Moustapha Djimet

Personal information
- Date of birth: 12 June 2003 (age 23)
- Place of birth: Central African Republic
- Height: 1.87 m (6 ft 2 in)
- Position: Forward

Team information
- Current team: Dinamo Minsk
- Number: 30

Senior career*
- Years: Team / Apps / (Gls)
- 2020–2024: Red Star Bangui
- 2024: Minsk / 12 / (6)
- 2025–: Dinamo Minsk / 38 / (7)

International career^{‡}
- 2021–2023: Central African Republic U20 / 7 / (0)
- 2022–: Central African Republic / 8 / (0)

= Moustapha Djimet =

Central African Republic footballer

Moustapha Djimet (born 12 June 2003) is a Central African Republican professional footballer who plays for Belarusian Premier League club Dinamo Minsk and the Central African Republic national team.

==Club career==
Djimet played his domestic career with Red Star Bangui.
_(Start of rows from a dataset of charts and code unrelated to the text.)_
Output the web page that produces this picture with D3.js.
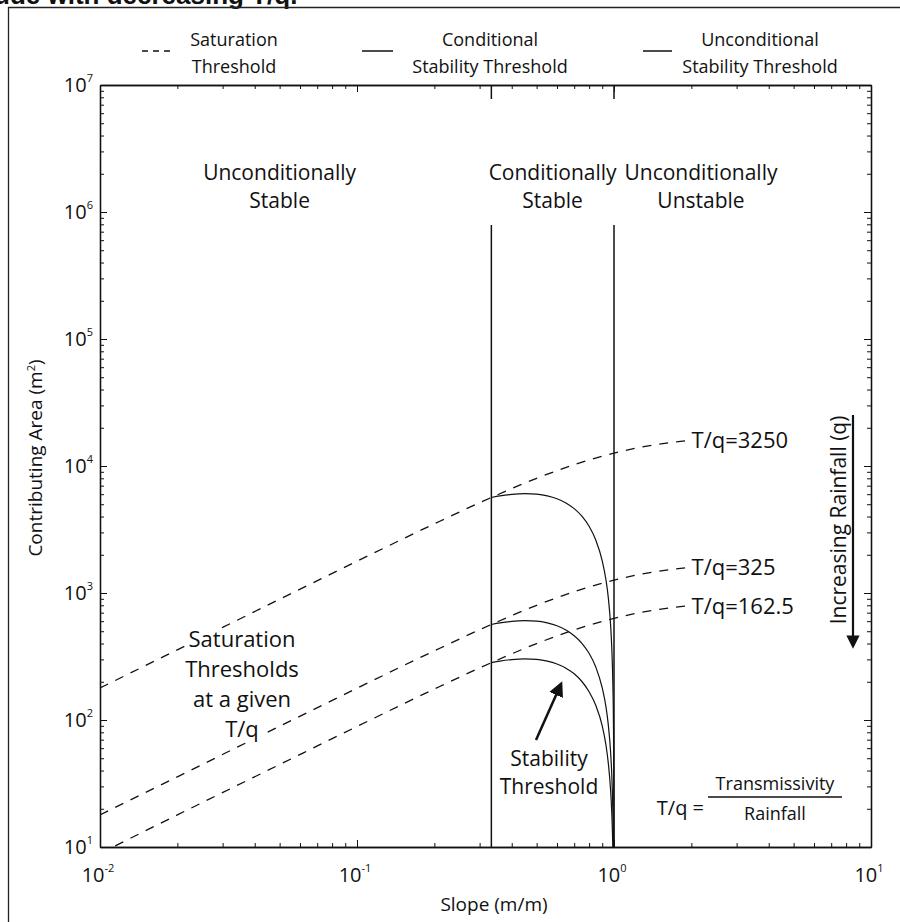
<!DOCTYPE html>
<html><head><meta charset="utf-8">
<script src="https://cdn.jsdelivr.net/npm/d3@7"></script>
<style>
body{margin:0;background:#fff}
svg{display:block}
text{font-family:"Open Sans","Noto Sans",sans-serif;fill:#111}
</style>
</head><body>
<svg id="chart" width="900" height="922"></svg>
<script>
// ---------------- data ----------------
const xTickExps = [-2, -1, 0, 1];
const yTickExps = [1, 2, 3, 4, 5, 6, 7];
const tqLabels = ["T/q=3250", "T/q=325", "T/q=162.5"];
// saturation thresholds (dashed)
const satSlope   = [0.01, 0.02, 0.05, 0.1, 0.2, 0.3333, 0.5, 0.7, 1.0, 1.4, 1.95];
const sat3250    = [178.7, 357, 893, 1779, 3506, 5652, 7994, 10251, 12640, 14545, 15905];
const sat325     = [17.9, 35.7, 89.3, 177.9, 350.6, 565.2, 799.4, 1025, 1264, 1454, 1590];
const sat1625    = [8.9, 17.9, 44.6, 88.9, 175.3, 282.6, 399.7, 512.6, 632, 727, 795];
// stability thresholds (solid)
const stabSlope  = [0.3333, 0.36, 0.4, 0.45, 0.5, 0.55, 0.6, 0.65, 0.7, 0.75, 0.8, 0.85, 0.9, 0.93, 0.95, 0.97, 0.98, 0.99, 0.995, 0.9985, 1.0];
const stab3250   = [5652, 5813, 5976, 6053, 5995, 5815, 5518, 5114, 4614, 4022, 3350, 2604, 1793, 1278, 924, 559, 375, 189, 95, 28.4, 9];
const stab325    = [565, 581, 598, 605, 600, 581, 552, 511, 461, 402, 335, 260, 179, 128, 92, 56, 37.5, 18.9, 9.5, 2.8, 0.9];
const stab1625   = [283, 291, 299, 303, 300, 291, 276, 256, 231, 201, 167, 130, 90, 64, 46, 28, 18.8, 9.4, 4.7, 1.4, 0.45];
const thresholdSlopes = [0.3333, 1.0];
const regionLabels = [["Unconditionally", "Stable"], ["Conditionally", "Stable"], ["Unconditionally", "Unstable"]];
const regionSlopes = [0.05, 0.577, 2.18];
const legendItems = [
  {dash: true,  lines: ["Saturation", "Threshold"]},
  {dash: false, lines: ["Conditional", "Stability Threshold"]},
  {dash: false, lines: ["Unconditional", "Stability Threshold"]}
];

// ---------------- layout ----------------
const svg = d3.select("#chart");
const L = 100, R = 871, T = 85, B = 847;
const x = d3.scaleLog().domain([0.01, 10]).range([L, R]);
const y = d3.scaleLog().domain([10, 1e7]).range([B, T]);

// caption fragment + frame
svg.append("text").attr("x", -6).attr("y", 4)
  .style("font-family", "'Liberation Sans',Arial,sans-serif").style("font-weight", "bold")
  .style("font-size", "26px").text("ude  with decreasing T/q.");
svg.append("path").attr("d", "M8.5,922V7.5H900").attr("fill", "none").attr("stroke", "#222").attr("stroke-width", 1.3);

// clip
svg.append("clipPath").attr("id", "clip").append("rect")
  .attr("x", L).attr("y", T).attr("width", R - L).attr("height", B - T);
const plot = svg.append("g").attr("clip-path", "url(#clip)");

const line = d3.line().x(d => x(d[0])).y(d => y(Math.max(d[1], 1))).curve(d3.curveMonotoneX);

// vertical threshold lines
thresholdSlopes.forEach(s => {
  plot.append("line").attr("x1", x(s)).attr("x2", x(s)).attr("y1", y(1e7)).attr("y2", y(10))
    .attr("stroke", "#111").attr("stroke-width", 1.5);
});

// saturation (dashed)
[sat3250, sat325, sat1625].forEach(arr => {
  const d = satSlope.map((s, i) => [s, arr[i]]);
  plot.append("path").attr("d", line(d)).attr("fill", "none")
    .attr("stroke", "#111").attr("stroke-width", 1.3).attr("stroke-dasharray", "9,8");
});

// stability (solid)
[stab3250, stab325, stab1625].forEach(arr => {
  const d = stabSlope.map((s, i) => [s, arr[i]]);
  plot.append("path").attr("d", line(d)).attr("fill", "none")
    .attr("stroke", "#111").attr("stroke-width", 1.2);
});

// white knockout behind middle region label (hides the vertical lines there)
svg.append("rect").attr("x", x(thresholdSlopes[0]) - 6).attr("y", 99)
  .attr("width", x(thresholdSlopes[1]) - x(thresholdSlopes[0]) + 12).attr("height", 126).attr("fill", "#fff");

// region labels
regionLabels.forEach((lines, i) => {
  const t = svg.append("text").attr("text-anchor", "middle").style("font-size", "21px");
  lines.forEach((ln, j) => t.append("tspan").attr("x", x(regionSlopes[i])).attr("y", 180 + j * 28).text(ln));
});

// axes
function minors(lo, hi) {
  const out = [];
  for (let e = lo; e < hi; e++) for (let k = 2; k <= 9; k++) out.push(k * Math.pow(10, e));
  return out;
}
const xMaj = xTickExps.map(e => Math.pow(10, e)), xMin = minors(-2, 1);
const yMaj = yTickExps.map(e => Math.pow(10, e)), yMin = minors(1, 7);
function axisGroup(axisFn, scale, vals, size, tx, ty) {
  const g = svg.append("g").attr("transform", `translate(${tx},${ty})`)
    .call(axisFn(scale).tickValues(vals).tickSize(-size).tickSizeOuter(0).tickFormat(""));
  g.selectAll("path.domain").attr("stroke", "#111").attr("stroke-width", 1.3);
  g.selectAll(".tick line").attr("stroke", "#111").attr("stroke-width", 1);
  return g;
}
axisGroup(d3.axisBottom, x, xMaj, 7, 0, B);
axisGroup(d3.axisBottom, x, xMin, 4, 0, B);
axisGroup(d3.axisTop, x, xMaj, 7, 0, T);
axisGroup(d3.axisTop, x, xMin, 4, 0, T);
axisGroup(d3.axisLeft, y, yMaj, 7, L, 0);
axisGroup(d3.axisLeft, y, yMin, 4, L, 0);
axisGroup(d3.axisRight, y, yMaj, 7, R, 0);
axisGroup(d3.axisRight, y, yMin, 4, R, 0);

// tick labels
xTickExps.forEach(e => {
  const t = svg.append("text").attr("x", x(Math.pow(10, e)) - 2).attr("y", 882)
    .attr("text-anchor", "middle").style("font-size", "20px");
  t.append("tspan").text("10");
  t.append("tspan").attr("dy", -10).style("font-size", "11px").text(e);
});
yTickExps.forEach(e => {
  const t = svg.append("text").attr("x", 93).attr("y", y(Math.pow(10, e)) + 7)
    .attr("text-anchor", "end").style("font-size", "20px");
  t.append("tspan").text("10");
  t.append("tspan").attr("dy", -10).style("font-size", "11px").text(e);
});
svg.append("text").attr("x", 494).attr("y", 911).attr("text-anchor", "middle")
  .style("font-size", "19px").text("Slope (m/m)");
const yl = svg.append("text").attr("transform", `translate(42,${(T + B) / 2 - 8}) rotate(-90)`)
  .attr("text-anchor", "middle").style("font-size", "19px");
yl.append("tspan").text("Contributing Area (m");
yl.append("tspan").attr("dy", -7).style("font-size", "11px").text("2");
yl.append("tspan").attr("dy", 7).text(")");

// legend
const legX = [[142, 170, 234], [362, 393, 490], [643, 672, 760]];
legendItems.forEach((it, i) => {
  svg.append("line").attr("x1", legX[i][0]).attr("x2", legX[i][1]).attr("y1", 51).attr("y2", 51)
    .attr("stroke", "#111").attr("stroke-width", 1.5).attr("stroke-dasharray", it.dash ? "6,5" : null);
  const t = svg.append("text").attr("text-anchor", "middle").style("font-size", "18px");
  it.lines.forEach((ln, j) => t.append("tspan").attr("x", legX[i][2]).attr("y", 46 + j * 27).text(ln));
});

// T/q labels at end of dashed lines
const ends = [sat3250, sat325, sat1625].map(a => a[a.length - 1]);
tqLabels.forEach((lb, i) => {
  svg.append("text").attr("x", x(satSlope[satSlope.length - 1]) + 3).attr("y", y(ends[i]) + 8)
    .style("font-size", "22px").text(lb);
});

// Saturation thresholds annotation (white halo knocks out dashes)
const satNote = ["Saturation", "Thresholds", "at a given", "T/q"];
satNote.forEach((ln, j) => {
  svg.append("text").attr("x", 242).attr("y", 647 + j * 30).attr("text-anchor", "middle")
    .style("font-size", "22px").attr("stroke", "#fff").attr("stroke-width", 8)
    .attr("paint-order", "stroke").text(ln);
});

// Stability Threshold annotation with arrow
["Stability", "Threshold"].forEach((ln, j) => {
  svg.append("text").attr("x", 549).attr("y", 766 + j * 28).attr("text-anchor", "middle")
    .style("font-size", "21px").attr("stroke", "#fff").attr("stroke-width", 6)
    .attr("paint-order", "stroke").text(ln);
});
svg.append("defs").html('<marker id="ah" viewBox="0 0 10 10" refX="8" refY="5" markerWidth="6" markerHeight="6" orient="auto"><path d="M0,0L10,5L0,10z" fill="#111"/></marker>');
svg.append("line").attr("x1", 536).attr("y1", 740).attr("x2", 561).attr("y2", 684)
  .attr("stroke", "#111").attr("stroke-width", 2.5).attr("marker-end", "url(#ah)");

// Increasing rainfall
svg.append("text").attr("transform", "translate(846,520) rotate(-90)").attr("text-anchor", "middle")
  .style("font-size", "21px").text("Increasing Rainfall (q)");
svg.append("line").attr("x1", 853).attr("y1", 415).attr("x2", 853).attr("y2", 646)
  .attr("stroke", "#111").attr("stroke-width", 2.2).attr("marker-end", "url(#ah)");

// T/q = Transmissivity / Rainfall
svg.append("text").attr("x", 704).attr("y", 815).attr("text-anchor", "end").style("font-size", "20px").text("T/q =");
svg.append("text").attr("x", 775).attr("y", 790).attr("text-anchor", "middle").style("font-size", "18px").text("Transmissivity");
svg.append("line").attr("x1", 708).attr("x2", 842).attr("y1", 797).attr("y2", 797).attr("stroke", "#111").attr("stroke-width", 1.5);
svg.append("text").attr("x", 775).attr("y", 820).attr("text-anchor", "middle").style("font-size", "18px").text("Rainfall");
</script>
</body></html>
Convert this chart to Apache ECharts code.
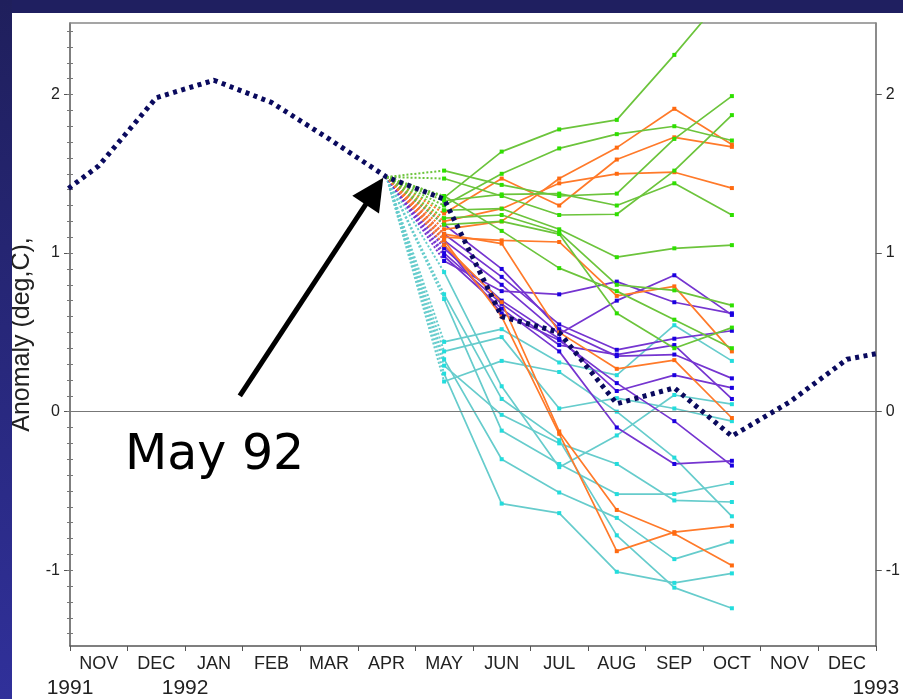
<!DOCTYPE html>
<html>
<head>
<meta charset="utf-8">
<script src="https://cdn.jsdelivr.net/npm/echarts@6/dist/echarts.min.js"></script>
<style>
html,body{margin:0;padding:0;background:#fff;}
#chart{position:absolute;left:0;top:0;width:903px;height:699px;background:#fff;}
#bandTop{position:absolute;left:0;top:0;width:903px;height:13px;background:#1f1f60;pointer-events:none;z-index:5;}
#bandLeft{position:absolute;left:0;top:0;width:12px;height:699px;background:linear-gradient(#1f1f5c,#30309a);pointer-events:none;z-index:5;}
</style>
</head>
<body>
<div id="chart"></div>
<div id="bandTop"></div>
<div id="bandLeft"></div>
<script>
// ---- categories / tick labels ----
const months = ['NOV','DEC','JAN','FEB','MAR','APR','MAY','JUN','JUL','AUG','SEP','OCT','NOV','DEC'];
const monthBoundaries = [0,1,2,3,4,5,6,7,8,9,10,11,12,13,14];
const yearPositions = [0, 2, 14];
const years = ['1991', '1992', '1993'];
const yMajorTicks = [-1, 0, 1, 2];
const yMinorTicks = [-1.4,-1.3,-1.2,-1.1,-1,-0.9,-0.8,-0.7,-0.6,-0.5,-0.4,-0.3,-0.2,-0.1,0,0.1,0.2,0.3,0.4,0.5,0.6,0.7,0.8,0.9,1,1.1,1.2,1.3,1.4,1.5,1.6,1.7,1.8,1.9,2,2.1,2.2,2.3,2.4];

// ---- observed anomaly, OCT 1991 .. JAN 1993 (monthly, mid-month) ----
const observed = [1.28, 1.55, 1.98, 2.09, 1.95, 1.72, 1.48, 1.34, 0.60, 0.50, 0.05, 0.15, -0.155, 0.06, 0.33, 0.40];
const observedStartIndex = -1; // first value is OCT 1991 (one month before NOV)

// ---- forecast members: MAY .. OCT 1992, starting from APR 1992 ----
const forecastStartMonth = 'APR';
const green = [
  [1.35, 1.64, 1.78, 1.84, 2.25, 2.68],
  [1.30, 1.50, 1.66, 1.75, 1.80, 1.71],
  [1.52, 1.43, 1.36, 1.375, 1.72, 1.99],
  [1.47, 1.36, 1.24, 1.245, 1.52, 1.87],
  [1.33, 1.37, 1.375, 1.30, 1.44, 1.24],
  [1.27, 1.28, 1.15, 0.974, 1.03, 1.05],
  [1.22, 1.24, 1.13, 0.80, 0.765, 0.67],
  [1.18, 1.20, 1.12, 0.62, 0.40, 0.53],
  [1.36, 1.14, 0.905, 0.76, 0.58, 0.40]
];
const orange = [
  [1.15, 1.20, 1.47, 1.665, 1.91, 1.685],
  [1.25, 1.47, 1.30, 1.59, 1.73, 1.67],
  [1.20, 1.28, 1.44, 1.50, 1.51, 1.41],
  [1.10, 1.08, 1.07, 0.73, 0.79, 0.38],
  [1.12, 1.06, 0.50, 0.27, 0.325, -0.04],
  [1.05, 0.69, -0.125, -0.62, -0.77, -0.97],
  [1.08, 0.60, -0.14, -0.88, -0.76, -0.72]
];
const purple = [
  [0.95, 0.76, 0.74, 0.82, 0.69, 0.62],
  [1.08, 0.80, 0.49, 0.70, 0.86, 0.61],
  [1.12, 0.85, 0.55, 0.39, 0.46, 0.51],
  [1.18, 0.90, 0.52, 0.35, 0.36, 0.21],
  [1.03, 0.70, 0.46, 0.13, 0.23, 0.15],
  [1.00, 0.68, 0.42, 0.36, 0.42, 0.08],
  [0.98, 0.65, 0.38, -0.10, -0.33, -0.31],
  [1.05, 0.62, 0.45, 0.18, -0.06, -0.34]
];
const cyan = [
  [0.44, 0.52, 0.31, 0.23, 0.545, 0.32],
  [0.19, 0.32, 0.25, 0.00, -0.29, -0.66],
  [0.38, 0.47, 0.02, 0.085, 0.02, -0.06],
  [0.88, 0.16, -0.35, -0.15, 0.105, 0.047],
  [0.71, -0.12, -0.33, -0.52, -0.52, -0.45],
  [0.33, -0.30, -0.51, -0.67, -0.93, -0.82],
  [0.24, -0.58, -0.64, -1.01, -1.08, -1.02],
  [0.74, 0.08, -0.18, -0.78, -1.11, -1.24],
  [0.29, -0.02, -0.20, -0.33, -0.56, -0.57]
];

// ---- annotation ----
const annotationText = 'May 92';
const arrowFrom = [2.95, 0.10];
const arrowTo = [5.29, 1.39];

// ---- build ----
const FONT = 'Liberation Sans, Arial, sans-serif';
const pos = idx => idx + 0.5; // category index -> mid-month position
const aprPos = pos(months.indexOf(forecastStartMonth));
const aprVal = observed[months.indexOf(forecastStartMonth) - observedStartIndex];

const groups = [
  {data: cyan,   line: '#66cccc', mark: '#22dddd'},
  {data: purple, line: '#7535d0', mark: '#1a00e0'},
  {data: orange, line: '#ff7a2a', mark: '#ff6a10'},
  {data: green,  line: '#6cc43c', mark: '#2ee000'}
];

const series = [];
groups.forEach(g => {
  g.data.forEach(m => {
    series.push({
      type: 'line', xAxisIndex: 0, yAxisIndex: 0, silent: true,
      data: [[aprPos, aprVal], [aprPos + 1, m[0]]],
      showSymbol: false,
      lineStyle: {color: g.line, width: 2, type: [2, 2]},
      z: 2
    });
    series.push({
      type: 'line', xAxisIndex: 0, yAxisIndex: 0, silent: true,
      data: m.map((v, j) => [aprPos + 1 + j, v]),
      symbol: 'rect', symbolSize: 4, showSymbol: true,
      itemStyle: {color: g.mark},
      lineStyle: {color: g.line, width: 1.7},
      z: 3
    });
  });
});

// zero line + arrow
series.push({
  type: 'line', xAxisIndex: 0, yAxisIndex: 0, data: [], silent: true, z: 1,
  markLine: {
    silent: true, symbol: ['none', 'none'], label: {show: false},
    lineStyle: {color: '#777', width: 1, type: 'solid'},
    data: [{yAxis: 0}]
  }
});
series.push({
  type: 'line', xAxisIndex: 0, yAxisIndex: 0, data: [], silent: true, z: 6,
  color: '#000',
  markLine: {
    silent: true, symbol: ['none', 'triangle'], symbolSize: 32,
    label: {show: false},
    lineStyle: {color: '#000', width: 5, type: 'solid'},
    itemStyle: {color: '#000'},
    data: [[{coord: arrowFrom}, {coord: arrowTo}]]
  }
});

// observed
series.push({
  type: 'line', xAxisIndex: 0, yAxisIndex: 0, silent: true,
  data: observed.map((v, i) => [i + observedStartIndex + 0.5, v]),
  showSymbol: false,
  lineStyle: {color: '#0a0a5e', width: 5, type: [4, 4.5], cap: 'butt'},
  z: 8
});

const chart = echarts.init(document.getElementById('chart'), null, {renderer: 'canvas'});
chart.setOption({
  animation: false,
  backgroundColor: '#fff',
  grid: {left: 70, right: 25, top: 23, bottom: 51, containLabel: false},
  xAxis: [
    {
      type: 'value', min: 0, max: 14, position: 'bottom',
      axisLine: {show: true, onZero: false, lineStyle: {color: '#555', width: 1.5}},
      axisTick: {show: true, customValues: monthBoundaries, length: 5, lineStyle: {color: '#555'}},
      axisLabel: {show: true, customValues: months.map((m, i) => pos(i)),
        formatter: v => months[Math.round(v - 0.5)], fontSize: 18, color: '#222',
        fontFamily: FONT, margin: 9},
      splitLine: {show: false}
    },
    {
      type: 'value', min: 0, max: 14, position: 'bottom', offset: 25,
      axisLine: {show: false}, axisTick: {show: false},
      axisLabel: {show: true, customValues: yearPositions, showMinLabel: true, showMaxLabel: true,
        formatter: v => years[yearPositions.indexOf(Math.round(v))], fontSize: 21, color: '#222',
        fontFamily: FONT, margin: 7},
      splitLine: {show: false}
    },
    {
      type: 'value', min: 0, max: 14, position: 'top',
      axisLine: {show: true, onZero: false, lineStyle: {color: '#888', width: 1.5}},
      axisTick: {show: false}, axisLabel: {show: false}, splitLine: {show: false}
    }
  ],
  yAxis: [
    {
      type: 'value', min: -1.478, max: 2.451, position: 'left',
      name: 'Anomaly (deg,C),', nameLocation: 'middle', nameRotate: 90, nameGap: 30,
      nameTextStyle: {fontSize: 25, color: '#222', fontFamily: FONT},
      axisLine: {show: true, onZero: false, lineStyle: {color: '#555', width: 1.5}},
      axisTick: {show: true, customValues: yMajorTicks, length: 6, lineStyle: {color: '#555'}},
      axisLabel: {show: true, customValues: yMajorTicks, fontSize: 16, color: '#222', fontFamily: FONT, margin: 10},
      splitLine: {show: false}
    },
    {
      type: 'value', min: -1.478, max: 2.451, position: 'left',
      axisLine: {show: false},
      axisTick: {show: true, customValues: yMinorTicks, length: 3, lineStyle: {color: '#777'}},
      axisLabel: {show: false}, splitLine: {show: false}
    },
    {
      type: 'value', min: -1.478, max: 2.451, position: 'right',
      axisLine: {show: true, onZero: false, lineStyle: {color: '#666', width: 1.5}},
      axisTick: {show: true, customValues: yMajorTicks, length: 6, lineStyle: {color: '#555'}},
      axisLabel: {show: true, customValues: yMajorTicks, fontSize: 16, color: '#222', fontFamily: FONT, margin: 10},
      splitLine: {show: false}
    },
    {
      type: 'value', min: -1.478, max: 2.451, position: 'right',
      axisLine: {show: false},
      axisTick: {show: true, customValues: yMinorTicks, length: 3, lineStyle: {color: '#777'}},
      axisLabel: {show: false}, splitLine: {show: false}
    }
  ],
  graphic: [{
    type: 'text', left: 125, top: 432, silent: true,
    style: {text: annotationText, font: '49px "DejaVu Sans", sans-serif', fill: '#000'}
  }],
  series: series
});
</script>
</body>
</html>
The club won the 2023–24 Central African Republic League and qualified as the Central African Republic's entrant into the 2024–25 CAF Champions League with Djimet a prominent member of the squad. In August 2024, the club announced it was finalizing a transfer of the player. Djimet then joined FC Minsk of the Belarusian Premier League for the second half of the 2024 season. His strong early performances for the club included a hat-trick against FC Isloch Minsk Raion on matchday 21.

==International career==
Djimet represented the Central African Republic at the youth level at the 2021 and 2023 U-20 Africa Cup of Nations. He made his senior international debut on 28 August 2022 in a 2022 African Nations Championship qualification match against the Congo.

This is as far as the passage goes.